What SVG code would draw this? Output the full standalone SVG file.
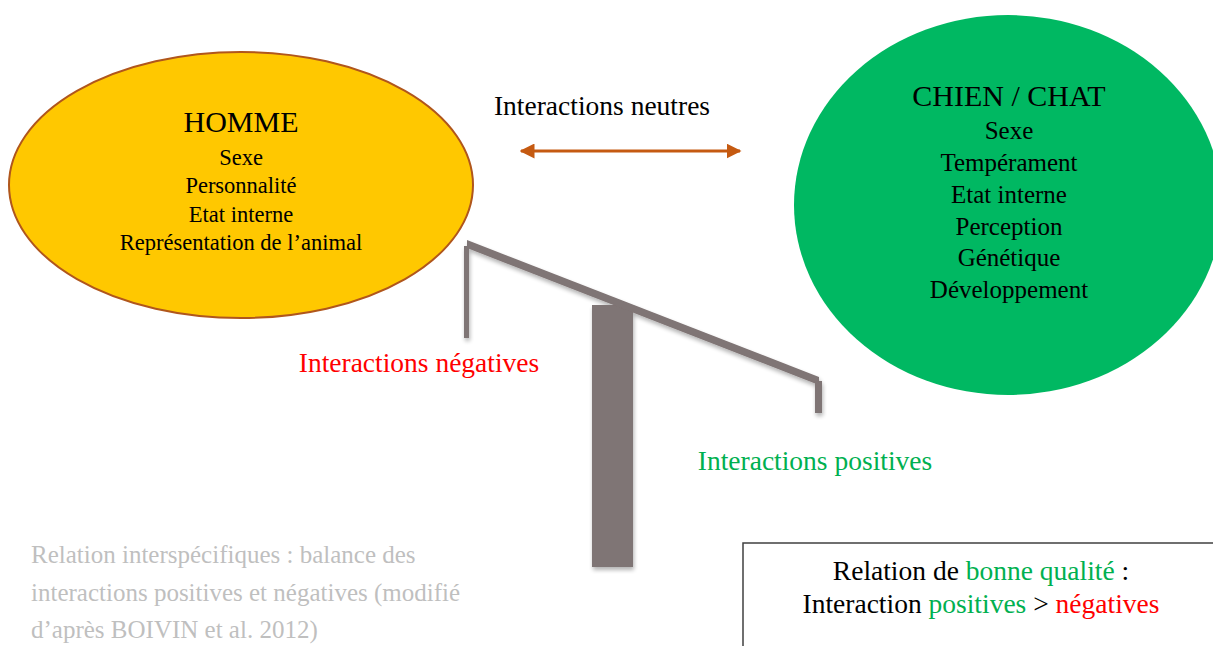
<svg xmlns="http://www.w3.org/2000/svg" width="1213" height="646" viewBox="0 0 1213 646">
<style>
text{font-family:"Liberation Serif","Times New Roman",serif;text-anchor:middle;fill:#000}
.t{font-size:30px}
.i{font-size:22.5px}
.j{font-size:25px}
.lab{font-size:27.5px}
.cap{font-size:25px;fill:#BFBFBF;text-anchor:start}
.red{fill:#FF0000}
.grn{fill:#00B050}
.bal{fill:#7F7474}
</style>
<defs>
<marker id="ah" viewBox="0 0 10 10" refX="9" refY="5" markerWidth="5" markerHeight="5" orient="auto-start-reverse">
<path d="M0,0 L10,5 L0,10 Z" fill="#C55A11"/>
</marker>
<filter id="sh" x="-10%" y="-10%" width="120%" height="130%">
<feGaussianBlur in="SourceAlpha" stdDeviation="2"/>
<feOffset dx="1" dy="3" result="b"/>
<feComponentTransfer><feFuncA type="linear" slope="0.3"/></feComponentTransfer>
<feMerge><feMergeNode/><feMergeNode in="SourceGraphic"/></feMerge>
</filter>
</defs>
<rect width="1213" height="646" fill="#fff"/>
<g id="homme">
<ellipse cx="241" cy="185" rx="232" ry="133" fill="#FFC800" stroke="#B0561C" stroke-width="2"/>
<text class="t" x="241" y="132">HOMME</text>
<text class="i" x="241" y="165">Sexe</text>
<text class="i" x="241" y="193">Personnalité</text>
<text class="i" x="241" y="222">Etat  interne</text>
<text class="i" x="241" y="250">Représentation de l’animal</text>
</g>
<g id="chien-chat">
<ellipse cx="1008" cy="205" rx="214" ry="190" fill="#00B862"/>
<text class="t" x="1009" y="106">CHIEN / CHAT</text>
<text class="j" x="1009" y="139">Sexe</text>
<text class="j" x="1009" y="171">Tempérament</text>
<text class="j" x="1009" y="203">Etat interne</text>
<text class="j" x="1009" y="235">Perception</text>
<text class="j" x="1009" y="266">Génétique</text>
<text class="j" x="1009" y="298">Développement</text>
</g>
<g id="balance" filter="url(#sh)">
<rect class="bal" x="592" y="305" width="41" height="262"/>
<polygon class="bal" points="467,240 819,377 819,385 467,248"/>
<rect class="bal" x="464" y="246" width="5" height="92"/>
<rect class="bal" x="815" y="381" width="7" height="32"/>
</g>
<g id="labels">
<text class="lab" x="602" y="115">Interactions  neutres</text>
<text class="lab red" x="419" y="372">Interactions négatives</text>
<text class="lab grn" x="815" y="470">Interactions positives</text>
</g>
<g id="caption">
<text class="cap" x="31" y="563">Relation interspécifiques : balance des</text>
<text class="cap" x="31" y="601">interactions positives et négatives (modifié</text>
<text class="cap" x="31" y="638">d’après BOIVIN et al. 2012)</text>
</g>
<g id="box">
<rect x="743" y="543" width="480" height="120" fill="#fff" stroke="#404040" stroke-width="1.5"/>
<text class="lab" x="981" y="580">Relation de <tspan class="grn">bonne qualité</tspan> :</text>
<text class="lab" x="981" y="613">Interaction <tspan class="grn">positives</tspan> &gt; <tspan class="red">négatives</tspan></text>
</g>
<g id="connectors">
<line x1="521" y1="151" x2="740" y2="151" stroke="#C55A11" stroke-width="3" marker-start="url(#ah)" marker-end="url(#ah)"/>
</g>
</svg>
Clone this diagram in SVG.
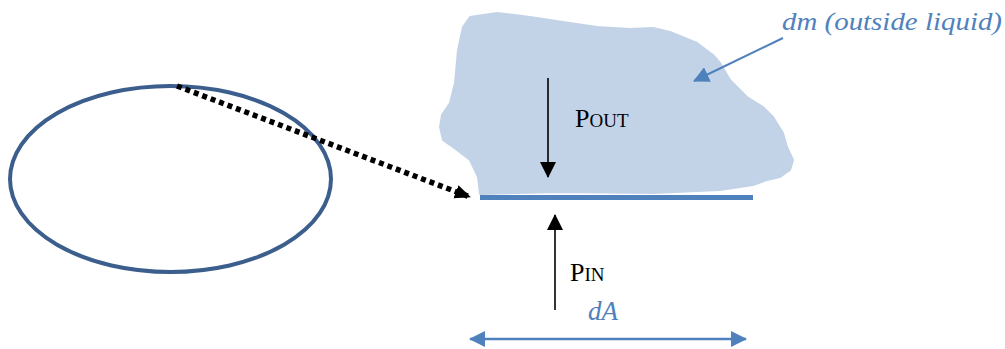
<svg xmlns="http://www.w3.org/2000/svg" width="1005" height="349" viewBox="0 0 1005 349">
  <style>
    .lbl { fill: #000; }
    .blue { font-style: italic; fill: #4f81bd; }
    .force { stroke: #000; stroke-width: 1.6; fill: none; }
  </style>
  <defs>
    <marker id="ahForce" viewBox="0 0 16 16" refX="15" refY="8" markerWidth="16" markerHeight="16" markerUnits="userSpaceOnUse" orient="auto">
      <path d="M0,0 L16,8 L0,16 Z" fill="#000"/>
    </marker>
    <marker id="ahDot" viewBox="0 0 16 16" refX="15" refY="8" markerWidth="16" markerHeight="16" markerUnits="userSpaceOnUse" orient="auto">
      <path d="M0,1 L16,8 L0,15 Z" fill="#000"/>
    </marker>
    <marker id="ahBlue" viewBox="0 0 16 16" refX="15" refY="8" markerWidth="16" markerHeight="16" markerUnits="userSpaceOnUse" orient="auto">
      <path d="M0,0 L16,8 L0,16 Z" fill="#4f81bd"/>
    </marker>
    <marker id="ahBlueStart" viewBox="0 0 16 16" refX="1" refY="8" markerWidth="16" markerHeight="16" markerUnits="userSpaceOnUse" orient="auto">
      <path d="M16,0 L0,8 L16,16 Z" fill="#4f81bd"/>
    </marker>
    <filter id="shadow" x="-10%" y="-200%" width="120%" height="500%">
      <feGaussianBlur stdDeviation="1.5"/>
    </filter>
  </defs>

  <g id="liquid">
    <path d="M470,17 L497,13 L530,17 L563,22 L597,27 L630,29 L653,28 L670,32 L697,43 L713,55 L720,63 L730,80 L747,97 L763,107 L773,117 L783,133 L787,147 L793,160 L790,170 L780,177 L767,180 L753,185 L720,190 L653,193 L560,192 L480,194 L478,177 L470,160 L457,150 L443,140 L440,127 L442,115 L450,103 L455,83 L458,50 L463,27 Z" fill="#c3d3e7" stroke="#c3d3e7" stroke-width="2" stroke-linejoin="round"/>
  </g>

  <g id="surface">
    <line x1="481" y1="200" x2="753" y2="200" stroke="#9a9a9a" stroke-width="4" filter="url(#shadow)" opacity="0.7"/>
    <line x1="480" y1="197.5" x2="753" y2="197.5" stroke="#4f81bd" stroke-width="5"/>
  </g>

  <g id="bubble">
    <ellipse cx="170.5" cy="179" rx="160.5" ry="93" fill="none" stroke="#3b5e8d" stroke-width="4"/>
  </g>

  <g id="connectors">
    <line x1="177" y1="86" x2="470" y2="197" stroke="#000" stroke-width="5.5" stroke-dasharray="5 4" marker-end="url(#ahDot)"/>
    <line class="force" x1="548" y1="78" x2="548" y2="177" marker-end="url(#ahForce)"/>
    <line class="force" x1="555" y1="310" x2="555" y2="215" marker-end="url(#ahForce)"/>
    <line x1="783" y1="38" x2="694" y2="81" stroke="#4f81bd" stroke-width="2" marker-end="url(#ahBlue)"/>
    <line x1="470" y1="339" x2="746" y2="339" stroke="#4f81bd" stroke-width="2.5" marker-start="url(#ahBlueStart)" marker-end="url(#ahBlue)"/>
  </g>

  <g id="labels" font-family="'Liberation Serif', 'DejaVu Serif', 'Times New Roman', Times, serif">
    <text class="lbl" x="575" y="127" font-size="26">P<tspan font-size="19">OUT</tspan></text>
    <text class="lbl" x="570" y="281" font-size="26">P<tspan font-size="19">IN</tspan></text>
    <text class="blue" x="782" y="30" font-size="26" textLength="220" lengthAdjust="spacingAndGlyphs">dm (outside liquid)</text>
    <text class="blue" x="588" y="320" font-size="27">dA</text>
  </g>
</svg>
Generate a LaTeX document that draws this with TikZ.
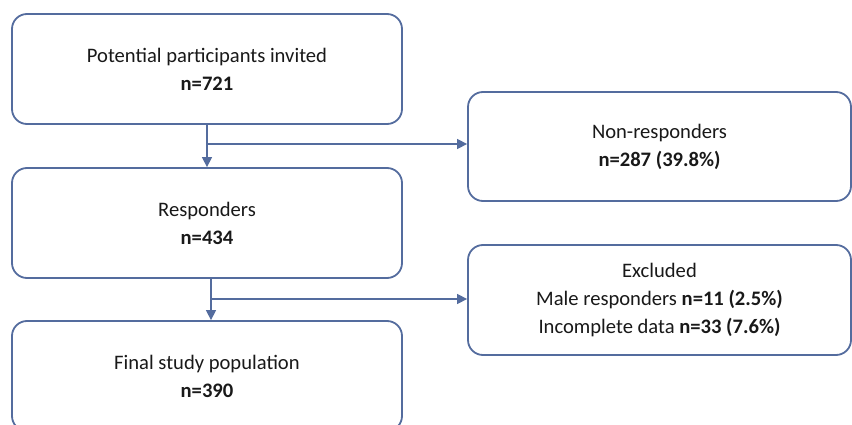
\documentclass[tikz,border=0pt]{standalone}
\usepackage{fontspec}
\setmainfont{Carlito}
\usetikzlibrary{arrows.meta,calc}
\definecolor{boxblue}{RGB}{84,108,158}
\definecolor{txt}{RGB}{25,25,25}
\begin{document}
\begin{tikzpicture}[x=1pt,y=-1pt,
  flowbox/.style={draw=boxblue,line width=1.8pt,rounded corners=15pt,rectangle,
    align=center,text=txt,inner sep=0pt,
    font=\fontsize{20.6}{28}\selectfont},
  arr/.style={draw=boxblue,line width=1.4pt,-{Triangle[length=10pt,width=10pt]}},
  ln/.style={draw=boxblue,line width=1.4pt}]
\clip (0,0) rectangle (852,425);
\fill[white] (0,0) rectangle (852,425);
\node[flowbox,minimum width=390pt,minimum height=110pt] (inv) at (207,69)
  {Potential participants invited\\\textbf{n=721}};
\node[flowbox,minimum width=390pt,minimum height=110pt] (resp) at (207,223)
  {Responders\\\textbf{n=434}};
\node[flowbox,minimum width=390pt,minimum height=110pt] (fin) at (207,376)
  {Final study population\\\textbf{n=390}};
\node[flowbox,minimum width=383pt,minimum height=109pt] (non) at (659.5,146.5)
  {Non-responders\\\textbf{n=287 (39.8\%)}};
\node[flowbox,minimum width=383pt,minimum height=110pt] (excl) at (659.5,300)
  {Excluded\\Male responders \textbf{n=11 (2.5\%)}\\Incomplete data \textbf{n=33 (7.6\%)}};
\coordinate (b1) at (207,144);
\coordinate (b2) at (211,299);
\draw[arr] (inv.south) -- (resp.north);
\draw[arr] (b1) -- (b1 -| non.west);
\draw[arr] ([xshift=4pt]resp.south) -- ([xshift=4pt]fin.north);
\draw[arr] (b2) -- (b2 -| excl.west);
\end{tikzpicture}
\end{document}
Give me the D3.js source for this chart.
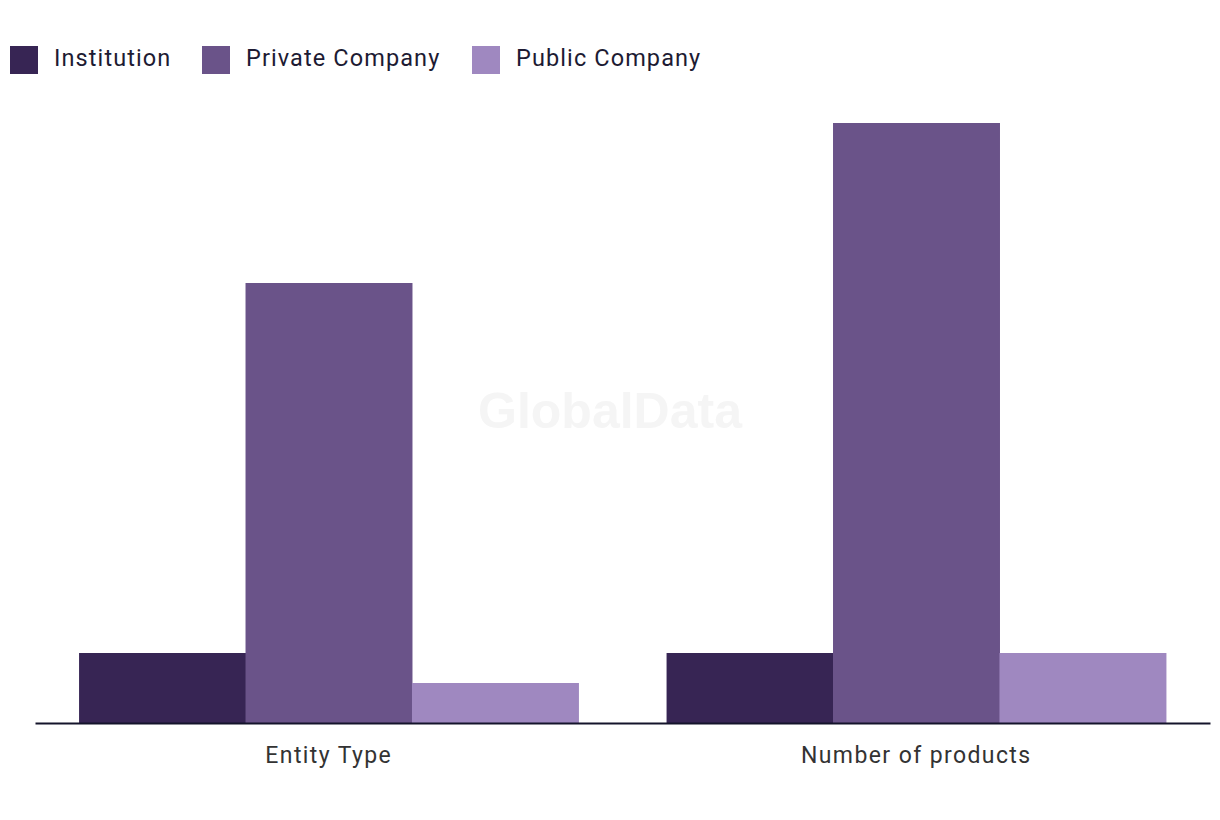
<!DOCTYPE html>
<html><head><meta charset="utf-8">
<script src="https://cdn.jsdelivr.net/npm/d3@7"></script>
<style>html,body{margin:0;padding:0;background:#fff;}svg{display:block;}</style>
</head><body>
<svg id="chart" width="1220" height="820"></svg>
<script>
const categories = ["Entity Type", "Number of products"];
const seriesNames = ["Institution", "Private Company", "Public Company"];
const institution = [7, 7];
const privateCompany = [44, 60];
const publicCompany = [4, 7];
const colors = ["#372554", "#6a5389", "#9f88c0"];

const seriesValues = [institution, privateCompany, publicCompany];
const svg = d3.select("#chart");
const font = "Roboto, 'Noto Sans', sans-serif";

// watermark
svg.append("text").attr("x", 610).attr("y", 428).attr("text-anchor", "middle")
  .attr("font-family", "'Liberation Sans', Arial, sans-serif").attr("font-weight", "bold")
  .attr("font-size", 50).attr("fill", "#f5f5f5").text("GlobalData");

const x0 = d3.scaleBand().domain(categories).range([35, 1210]).paddingInner(0.15).paddingOuter(0.075);
const x1 = d3.scaleBand().domain(seriesNames).range([0, x0.bandwidth()]);
const y = d3.scaleLinear().domain([0, 60]).range([723, 123]);

const groups = svg.append("g").selectAll("g").data(categories).join("g")
  .attr("transform", d => `translate(${x0(d)},0)`);
groups.selectAll("rect").data((c, ci) => seriesNames.map((s, si) => ({s, si, v: seriesValues[si][ci]})))
  .join("rect")
  .attr("x", d => x1(d.s)).attr("width", x1.bandwidth() + 0.5)
  .attr("y", d => y(d.v)).attr("height", d => y(0) - y(d.v))
  .attr("fill", d => colors[d.si]);

const axis = svg.append("g").attr("transform", `translate(0,${y(0)})`)
  .call(d3.axisBottom(x0).tickSize(0).tickPadding(24));
axis.select(".domain").attr("stroke", "#14142b").attr("stroke-width", 2);
axis.selectAll("text").attr("font-family", font).attr("font-size", 23)
  .attr("letter-spacing", 1.4).attr("fill", "#333");

// legend
const legendX = [10, 202, 472];
const lg = svg.append("g").selectAll("g").data(seriesNames).join("g")
  .attr("transform", (d, i) => `translate(${legendX[i]},46)`);
lg.append("rect").attr("width", 28).attr("height", 28).attr("fill", (d, i) => colors[i]);
lg.append("text").attr("x", 44).attr("y", 20).attr("font-family", font).attr("font-size", 23.5)
  .attr("letter-spacing", 1.1).attr("fill", "#1d1b33").text(d => d);
</script>
</body></html>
================
Exercise brief
Copy out only the lines from the one containing "Give me the D3.js source for this chart." through the one containing "d => colors[d.si]);", exactly, with both ends. Any picture is left out.

Complete response
Give me the D3.js source for this chart.
<!DOCTYPE html>
<html><head><meta charset="utf-8">
<script src="https://cdn.jsdelivr.net/npm/d3@7"></script>
<style>html,body{margin:0;padding:0;background:#fff;}svg{display:block;}</style>
</head><body>
<svg id="chart" width="1220" height="820"></svg>
<script>
const categories = ["Entity Type", "Number of products"];
const seriesNames = ["Institution", "Private Company", "Public Company"];
const institution = [7, 7];
const privateCompany = [44, 60];
const publicCompany = [4, 7];
const colors = ["#372554", "#6a5389", "#9f88c0"];

const seriesValues = [institution, privateCompany, publicCompany];
const svg = d3.select("#chart");
const font = "Roboto, 'Noto Sans', sans-serif";

// watermark
svg.append("text").attr("x", 610).attr("y", 428).attr("text-anchor", "middle")
  .attr("font-family", "'Liberation Sans', Arial, sans-serif").attr("font-weight", "bold")
  .attr("font-size", 50).attr("fill", "#f5f5f5").text("GlobalData");

const x0 = d3.scaleBand().domain(categories).range([35, 1210]).paddingInner(0.15).paddingOuter(0.075);
const x1 = d3.scaleBand().domain(seriesNames).range([0, x0.bandwidth()]);
const y = d3.scaleLinear().domain([0, 60]).range([723, 123]);

const groups = svg.append("g").selectAll("g").data(categories).join("g")
  .attr("transform", d => `translate(${x0(d)},0)`);
groups.selectAll("rect").data((c, ci) => seriesNames.map((s, si) => ({s, si, v: seriesValues[si][ci]})))
  .join("rect")
  .attr("x", d => x1(d.s)).attr("width", x1.bandwidth() + 0.5)
  .attr("y", d => y(d.v)).attr("height", d => y(0) - y(d.v))
  .attr("fill", d => colors[d.si]);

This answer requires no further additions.